Es ist Aufgabe, Auftrag und Verantwortung der Politik, der von uns gewählten Politiker, uns, den Bewohnern eines politischen und sozialen Gefüges, einen Praxisraum für unsere lebenswichtige Befähigung zum Kunstschaffen und zur Kunsterfahrung einzurichten. Und ihn zu schützen. Vor den Zumutungen der permanenten Profitmaximierung ebenso wie vor der Instrumentalisierung und Manipulation durch rechte Thinktanks und durch Sprachzensur von links. Wir, die Künstler, dürfen uns nicht einschüchtern lassen durch das wachsende Misstrauen in Fiktion, Imagination und Anverwandlung, und wir müssen dem positivistischen Authentizitätsfuror die Stirn bieten. Nicht nur im Metabolismus und in der Reproduktion gilt, dass Neues nur entstehen kann, wenn das Eigene und das Andere sich vermischen dürfen. Die Parthenogenese taugt nicht als Modell für künstlerische und kreative Prozesse – sie produziert nur Klone und verhindert die Ausbildung der für eine lebendige Kultur so wichtigen hybriden Neuschöpfungen. Gerade in sogenannten postfaktischen Zeiten ist es von zentraler Bedeutung, darauf zu bestehen, dass künstlerische Gestaltung, symbolische Repräsentanz und traumbegabte Vorstellungskraft nicht fakes generieren, sondern eine neue Sicht auf Wirklichkeit ermöglichen und uns von zutiefst verinnerlichten Wahrnehmungskonventionen erlösen können. Wer der Sprache (oder den Bildern) auferlegt, „korrekt“ zu sein, macht mundtot, verhindert die Erfahrbarkeit des uns Unbekannten oder Fremden und letztlich die Ausbildung von Empathie – denn im Konfektionierten begegnen wir ausschließlich Kopien unseres Selbsts. Das ist Follower-Logik. Wer der Sprache (oder den Bildern) auferlegt „korrekt“ zu sein, leugnet die geschichtliche Verfasstheit von Sprache und Kultur, die sich als Zeitsignatur in die Kunstwerke einschreibt.
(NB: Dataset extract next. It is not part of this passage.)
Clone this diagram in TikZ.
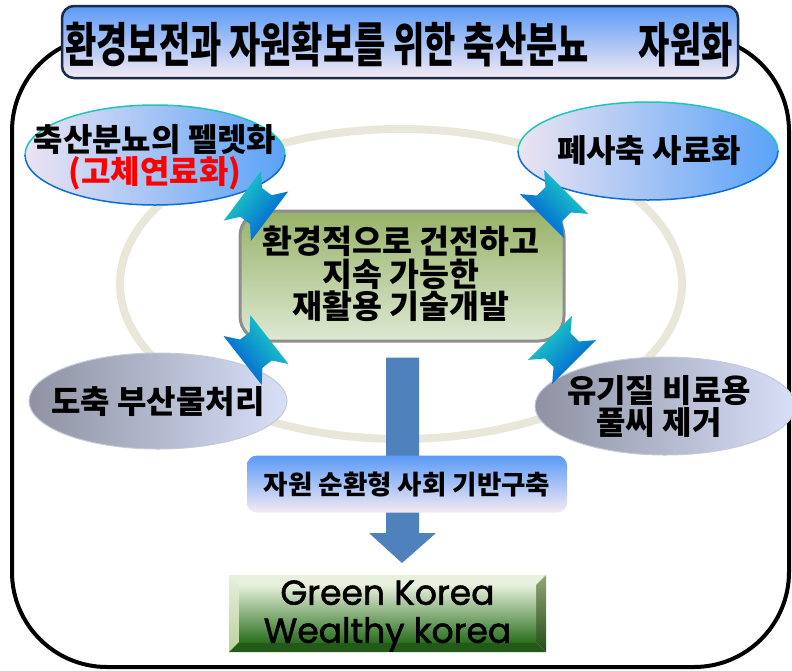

Denn die Kunst ist eine Tochter der Freiheit, und von der Notwendigkeit der Geister, nicht von der Notdurft der Materie will sie ihre Vorschrift empfangen.
Das schreibt Schiller in seiner 1793 entstandenen Streitschrift Über die ästhetische Erziehung des Menschen.
Wir sollten die „Notwendigkeit der Geister“ als schönste Ressource würdigen und die Töchter und Söhne der Freiheit, die Künste, mit allen Kräften verteidigen. Sonst warten wir vergeblich auf Enkel.